Copy every line of the entries that includes the word "this".

### Input rows
────────
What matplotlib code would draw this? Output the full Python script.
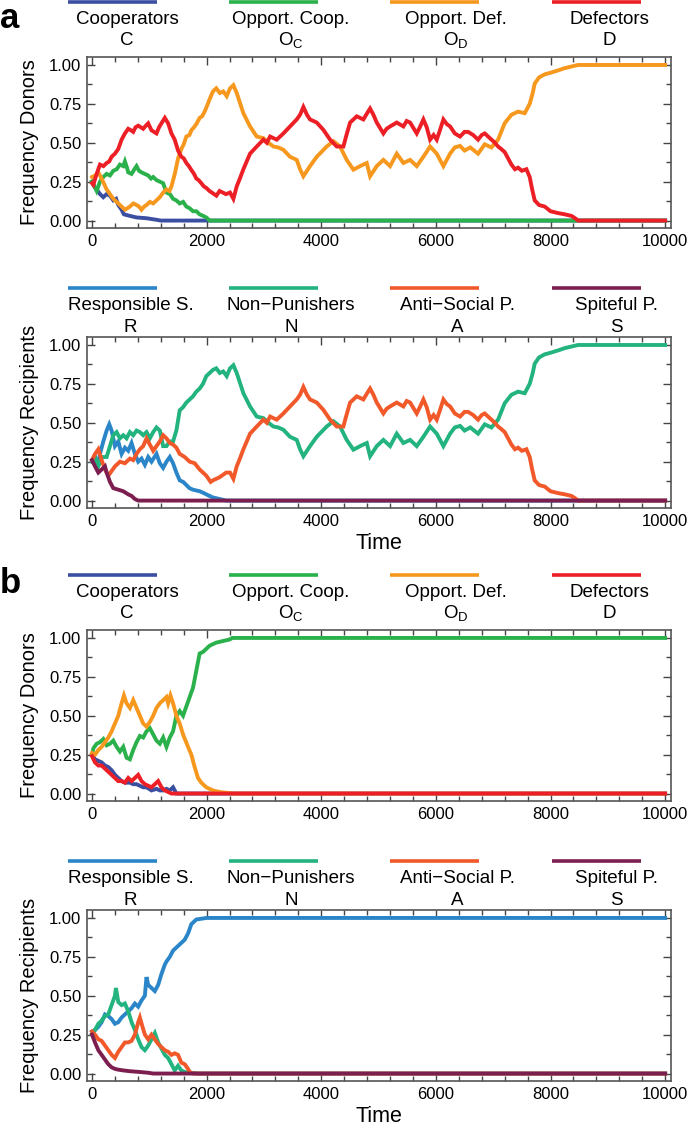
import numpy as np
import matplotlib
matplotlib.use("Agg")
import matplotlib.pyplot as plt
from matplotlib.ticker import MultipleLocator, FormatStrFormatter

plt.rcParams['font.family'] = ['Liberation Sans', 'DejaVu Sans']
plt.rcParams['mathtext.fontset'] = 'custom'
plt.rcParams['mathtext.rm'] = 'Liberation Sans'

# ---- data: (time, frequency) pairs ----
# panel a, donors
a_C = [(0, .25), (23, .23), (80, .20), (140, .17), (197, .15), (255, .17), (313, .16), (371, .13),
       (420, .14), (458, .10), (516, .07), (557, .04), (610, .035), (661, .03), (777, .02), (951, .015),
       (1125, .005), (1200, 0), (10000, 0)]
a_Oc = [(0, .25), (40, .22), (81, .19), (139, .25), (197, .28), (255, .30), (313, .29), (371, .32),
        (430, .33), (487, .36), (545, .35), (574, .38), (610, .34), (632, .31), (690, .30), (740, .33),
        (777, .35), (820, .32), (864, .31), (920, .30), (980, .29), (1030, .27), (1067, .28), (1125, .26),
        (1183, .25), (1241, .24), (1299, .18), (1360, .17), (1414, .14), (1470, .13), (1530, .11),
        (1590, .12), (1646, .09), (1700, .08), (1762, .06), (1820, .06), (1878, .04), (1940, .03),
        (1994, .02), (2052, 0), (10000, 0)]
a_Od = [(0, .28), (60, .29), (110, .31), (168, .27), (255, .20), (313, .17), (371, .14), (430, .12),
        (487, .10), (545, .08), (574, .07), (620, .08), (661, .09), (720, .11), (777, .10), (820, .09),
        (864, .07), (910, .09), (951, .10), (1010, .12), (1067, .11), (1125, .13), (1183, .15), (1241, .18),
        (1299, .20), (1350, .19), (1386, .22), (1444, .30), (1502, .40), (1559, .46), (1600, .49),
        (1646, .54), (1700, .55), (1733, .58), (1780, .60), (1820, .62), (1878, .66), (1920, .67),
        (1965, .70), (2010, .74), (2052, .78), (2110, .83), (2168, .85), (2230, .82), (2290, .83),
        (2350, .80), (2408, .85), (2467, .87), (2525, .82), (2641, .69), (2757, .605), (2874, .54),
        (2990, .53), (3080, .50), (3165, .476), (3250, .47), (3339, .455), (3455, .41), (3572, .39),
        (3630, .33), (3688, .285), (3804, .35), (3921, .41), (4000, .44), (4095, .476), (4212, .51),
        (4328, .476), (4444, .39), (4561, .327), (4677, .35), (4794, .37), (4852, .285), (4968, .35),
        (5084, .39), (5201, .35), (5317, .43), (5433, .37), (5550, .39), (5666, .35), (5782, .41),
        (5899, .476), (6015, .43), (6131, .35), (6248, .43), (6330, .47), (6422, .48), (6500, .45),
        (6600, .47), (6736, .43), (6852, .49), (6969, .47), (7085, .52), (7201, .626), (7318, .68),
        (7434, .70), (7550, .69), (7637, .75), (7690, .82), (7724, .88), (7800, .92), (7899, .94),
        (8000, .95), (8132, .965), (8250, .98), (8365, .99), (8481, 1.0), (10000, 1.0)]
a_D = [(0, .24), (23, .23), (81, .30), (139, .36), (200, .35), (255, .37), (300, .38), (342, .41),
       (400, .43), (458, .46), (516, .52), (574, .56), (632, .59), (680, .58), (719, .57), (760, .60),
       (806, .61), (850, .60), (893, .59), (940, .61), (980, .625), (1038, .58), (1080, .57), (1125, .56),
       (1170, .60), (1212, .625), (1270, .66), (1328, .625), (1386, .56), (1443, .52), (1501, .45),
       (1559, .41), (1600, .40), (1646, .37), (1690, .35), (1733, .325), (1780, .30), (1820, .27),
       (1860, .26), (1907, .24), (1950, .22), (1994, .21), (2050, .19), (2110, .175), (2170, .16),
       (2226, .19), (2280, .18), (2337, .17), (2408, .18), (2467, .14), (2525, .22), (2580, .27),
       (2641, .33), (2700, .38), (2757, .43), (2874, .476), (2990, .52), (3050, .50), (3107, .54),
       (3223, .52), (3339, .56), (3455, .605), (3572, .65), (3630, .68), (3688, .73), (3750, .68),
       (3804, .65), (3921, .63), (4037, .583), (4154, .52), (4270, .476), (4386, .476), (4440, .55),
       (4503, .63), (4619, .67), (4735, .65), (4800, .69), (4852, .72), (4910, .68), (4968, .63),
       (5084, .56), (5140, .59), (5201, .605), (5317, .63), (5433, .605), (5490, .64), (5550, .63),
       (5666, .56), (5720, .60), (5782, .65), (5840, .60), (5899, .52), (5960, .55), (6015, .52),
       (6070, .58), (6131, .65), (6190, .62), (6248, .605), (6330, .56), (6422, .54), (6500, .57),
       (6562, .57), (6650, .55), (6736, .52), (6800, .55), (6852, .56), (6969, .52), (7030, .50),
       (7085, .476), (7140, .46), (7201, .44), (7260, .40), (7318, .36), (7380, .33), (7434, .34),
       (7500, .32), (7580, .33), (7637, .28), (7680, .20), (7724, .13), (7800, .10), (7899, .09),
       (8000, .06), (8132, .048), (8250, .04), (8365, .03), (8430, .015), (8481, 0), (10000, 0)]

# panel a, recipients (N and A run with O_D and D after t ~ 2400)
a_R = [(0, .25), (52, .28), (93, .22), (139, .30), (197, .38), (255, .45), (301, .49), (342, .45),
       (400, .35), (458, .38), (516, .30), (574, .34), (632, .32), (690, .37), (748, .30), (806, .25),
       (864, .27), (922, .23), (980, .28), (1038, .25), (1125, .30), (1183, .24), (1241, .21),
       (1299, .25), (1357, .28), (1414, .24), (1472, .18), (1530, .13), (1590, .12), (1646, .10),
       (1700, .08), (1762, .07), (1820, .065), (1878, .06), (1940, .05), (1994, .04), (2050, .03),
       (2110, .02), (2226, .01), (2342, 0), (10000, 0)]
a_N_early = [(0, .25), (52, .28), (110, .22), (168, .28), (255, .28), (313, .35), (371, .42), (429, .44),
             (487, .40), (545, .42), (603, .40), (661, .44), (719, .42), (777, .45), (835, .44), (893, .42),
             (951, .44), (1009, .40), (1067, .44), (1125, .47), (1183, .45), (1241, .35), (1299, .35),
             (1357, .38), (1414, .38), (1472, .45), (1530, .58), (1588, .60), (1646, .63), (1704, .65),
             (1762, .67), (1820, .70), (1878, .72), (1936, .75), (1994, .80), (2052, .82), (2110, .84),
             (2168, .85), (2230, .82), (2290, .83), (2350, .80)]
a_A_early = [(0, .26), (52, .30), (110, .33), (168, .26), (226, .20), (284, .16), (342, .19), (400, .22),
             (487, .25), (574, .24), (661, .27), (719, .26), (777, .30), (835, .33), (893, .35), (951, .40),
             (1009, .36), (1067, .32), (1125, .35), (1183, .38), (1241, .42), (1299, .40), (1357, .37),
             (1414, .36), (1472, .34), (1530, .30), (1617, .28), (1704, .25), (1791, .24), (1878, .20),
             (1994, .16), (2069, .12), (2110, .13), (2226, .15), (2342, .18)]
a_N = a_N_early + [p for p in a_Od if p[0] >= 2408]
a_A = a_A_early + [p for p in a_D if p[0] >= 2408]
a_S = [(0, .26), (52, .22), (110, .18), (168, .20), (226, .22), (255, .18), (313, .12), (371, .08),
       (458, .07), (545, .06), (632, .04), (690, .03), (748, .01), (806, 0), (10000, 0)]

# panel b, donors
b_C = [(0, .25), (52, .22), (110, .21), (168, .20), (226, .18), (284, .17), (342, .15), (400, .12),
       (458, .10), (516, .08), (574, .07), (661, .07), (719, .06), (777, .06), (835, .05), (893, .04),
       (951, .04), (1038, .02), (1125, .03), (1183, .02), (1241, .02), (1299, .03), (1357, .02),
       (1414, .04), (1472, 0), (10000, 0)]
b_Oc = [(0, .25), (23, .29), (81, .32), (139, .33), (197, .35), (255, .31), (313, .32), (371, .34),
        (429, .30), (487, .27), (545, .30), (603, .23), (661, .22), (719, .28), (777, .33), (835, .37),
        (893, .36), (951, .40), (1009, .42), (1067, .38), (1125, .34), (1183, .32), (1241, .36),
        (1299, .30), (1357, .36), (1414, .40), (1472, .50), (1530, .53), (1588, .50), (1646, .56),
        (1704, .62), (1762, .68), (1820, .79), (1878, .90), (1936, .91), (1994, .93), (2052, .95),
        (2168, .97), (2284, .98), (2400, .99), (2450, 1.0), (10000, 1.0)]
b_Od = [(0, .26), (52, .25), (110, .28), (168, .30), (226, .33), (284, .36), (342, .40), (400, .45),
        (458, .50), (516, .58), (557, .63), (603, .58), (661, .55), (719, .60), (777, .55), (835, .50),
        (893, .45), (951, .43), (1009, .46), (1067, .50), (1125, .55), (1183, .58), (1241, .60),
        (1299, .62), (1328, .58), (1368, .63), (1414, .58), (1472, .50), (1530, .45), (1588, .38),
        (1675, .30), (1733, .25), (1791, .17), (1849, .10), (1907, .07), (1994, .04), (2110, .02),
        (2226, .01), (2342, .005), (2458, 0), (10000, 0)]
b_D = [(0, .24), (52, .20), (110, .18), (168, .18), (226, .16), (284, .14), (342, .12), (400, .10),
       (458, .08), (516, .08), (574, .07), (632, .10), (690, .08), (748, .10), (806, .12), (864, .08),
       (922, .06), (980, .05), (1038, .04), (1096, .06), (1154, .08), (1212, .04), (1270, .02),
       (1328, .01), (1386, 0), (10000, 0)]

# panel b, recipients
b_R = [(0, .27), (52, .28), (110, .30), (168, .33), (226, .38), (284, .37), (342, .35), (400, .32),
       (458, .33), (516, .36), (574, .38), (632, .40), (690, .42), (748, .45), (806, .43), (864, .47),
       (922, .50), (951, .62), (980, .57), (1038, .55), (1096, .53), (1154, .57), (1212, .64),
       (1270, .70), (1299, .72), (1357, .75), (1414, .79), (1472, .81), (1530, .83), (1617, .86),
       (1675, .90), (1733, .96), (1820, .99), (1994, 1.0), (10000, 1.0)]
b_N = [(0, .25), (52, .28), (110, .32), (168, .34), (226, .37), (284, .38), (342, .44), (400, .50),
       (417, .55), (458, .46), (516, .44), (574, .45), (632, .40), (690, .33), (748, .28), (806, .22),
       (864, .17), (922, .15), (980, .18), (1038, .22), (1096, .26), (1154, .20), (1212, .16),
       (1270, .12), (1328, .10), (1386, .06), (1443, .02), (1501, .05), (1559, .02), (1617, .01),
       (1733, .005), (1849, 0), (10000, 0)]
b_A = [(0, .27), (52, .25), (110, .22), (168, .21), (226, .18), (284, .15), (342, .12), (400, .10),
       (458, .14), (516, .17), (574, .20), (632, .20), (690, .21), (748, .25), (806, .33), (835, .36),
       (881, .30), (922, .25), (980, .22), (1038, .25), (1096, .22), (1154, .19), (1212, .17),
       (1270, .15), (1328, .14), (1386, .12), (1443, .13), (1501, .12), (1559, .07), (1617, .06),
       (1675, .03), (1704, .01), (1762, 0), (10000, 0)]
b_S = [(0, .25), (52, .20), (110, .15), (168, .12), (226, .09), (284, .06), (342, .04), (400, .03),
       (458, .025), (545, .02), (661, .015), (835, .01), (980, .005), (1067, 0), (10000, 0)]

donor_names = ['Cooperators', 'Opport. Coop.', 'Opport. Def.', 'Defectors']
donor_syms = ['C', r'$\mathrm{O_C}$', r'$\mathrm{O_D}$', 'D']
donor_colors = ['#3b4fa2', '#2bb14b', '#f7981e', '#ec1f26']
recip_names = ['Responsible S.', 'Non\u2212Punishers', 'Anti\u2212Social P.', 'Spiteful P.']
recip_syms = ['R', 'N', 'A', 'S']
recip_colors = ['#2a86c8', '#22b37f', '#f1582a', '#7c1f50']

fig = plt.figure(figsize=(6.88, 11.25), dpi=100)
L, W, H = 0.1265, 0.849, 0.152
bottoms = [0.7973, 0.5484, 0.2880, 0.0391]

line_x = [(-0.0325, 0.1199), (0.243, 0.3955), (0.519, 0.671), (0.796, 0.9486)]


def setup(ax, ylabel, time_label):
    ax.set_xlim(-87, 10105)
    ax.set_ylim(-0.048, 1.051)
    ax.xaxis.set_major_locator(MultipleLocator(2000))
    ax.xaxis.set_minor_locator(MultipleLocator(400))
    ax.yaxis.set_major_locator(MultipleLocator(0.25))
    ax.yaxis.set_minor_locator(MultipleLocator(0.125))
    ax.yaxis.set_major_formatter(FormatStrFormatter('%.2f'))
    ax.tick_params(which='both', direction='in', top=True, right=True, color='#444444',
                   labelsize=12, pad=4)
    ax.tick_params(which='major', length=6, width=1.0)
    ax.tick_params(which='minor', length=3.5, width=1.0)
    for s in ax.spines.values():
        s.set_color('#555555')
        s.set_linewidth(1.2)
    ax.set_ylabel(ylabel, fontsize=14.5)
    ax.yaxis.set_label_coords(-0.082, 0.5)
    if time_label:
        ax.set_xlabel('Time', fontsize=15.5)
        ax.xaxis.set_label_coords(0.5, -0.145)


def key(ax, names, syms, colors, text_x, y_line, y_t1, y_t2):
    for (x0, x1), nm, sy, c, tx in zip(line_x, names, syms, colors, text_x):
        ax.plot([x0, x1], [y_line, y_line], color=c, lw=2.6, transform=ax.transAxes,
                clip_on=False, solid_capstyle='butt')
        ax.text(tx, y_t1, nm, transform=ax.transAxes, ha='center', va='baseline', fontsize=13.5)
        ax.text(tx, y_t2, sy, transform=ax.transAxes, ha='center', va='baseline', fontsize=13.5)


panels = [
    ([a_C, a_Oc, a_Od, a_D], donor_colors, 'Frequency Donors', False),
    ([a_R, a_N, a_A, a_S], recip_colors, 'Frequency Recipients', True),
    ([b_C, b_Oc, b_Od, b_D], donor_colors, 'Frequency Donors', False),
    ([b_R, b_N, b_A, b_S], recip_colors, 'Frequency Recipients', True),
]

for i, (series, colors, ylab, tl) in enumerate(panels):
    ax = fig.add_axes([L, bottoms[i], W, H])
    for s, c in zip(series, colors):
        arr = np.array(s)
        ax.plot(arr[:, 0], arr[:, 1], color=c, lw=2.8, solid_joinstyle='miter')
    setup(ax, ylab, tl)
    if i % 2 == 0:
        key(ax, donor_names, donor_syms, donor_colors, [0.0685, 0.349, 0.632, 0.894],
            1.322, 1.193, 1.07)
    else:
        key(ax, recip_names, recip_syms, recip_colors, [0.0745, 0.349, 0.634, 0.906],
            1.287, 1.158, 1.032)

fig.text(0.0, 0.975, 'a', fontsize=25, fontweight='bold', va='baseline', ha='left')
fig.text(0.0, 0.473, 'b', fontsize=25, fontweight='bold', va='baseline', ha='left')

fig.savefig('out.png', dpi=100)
────────
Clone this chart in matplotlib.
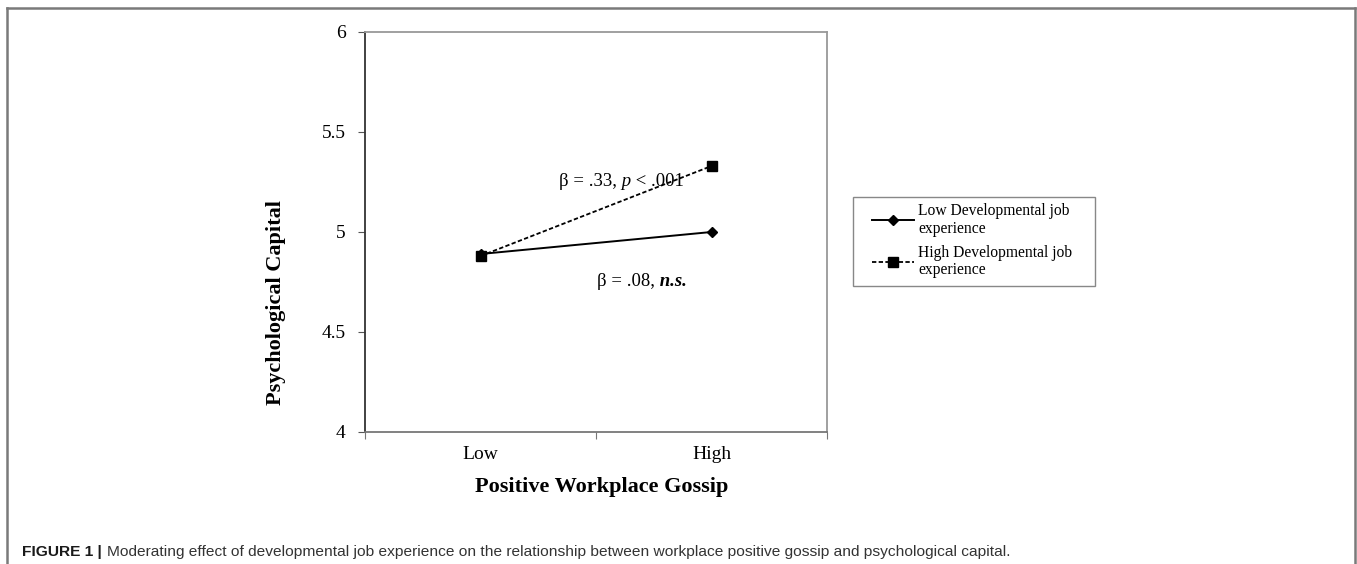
────────
### Expected output
What matplotlib code would draw this? Output the full Python script.
Clone this chart in matplotlib.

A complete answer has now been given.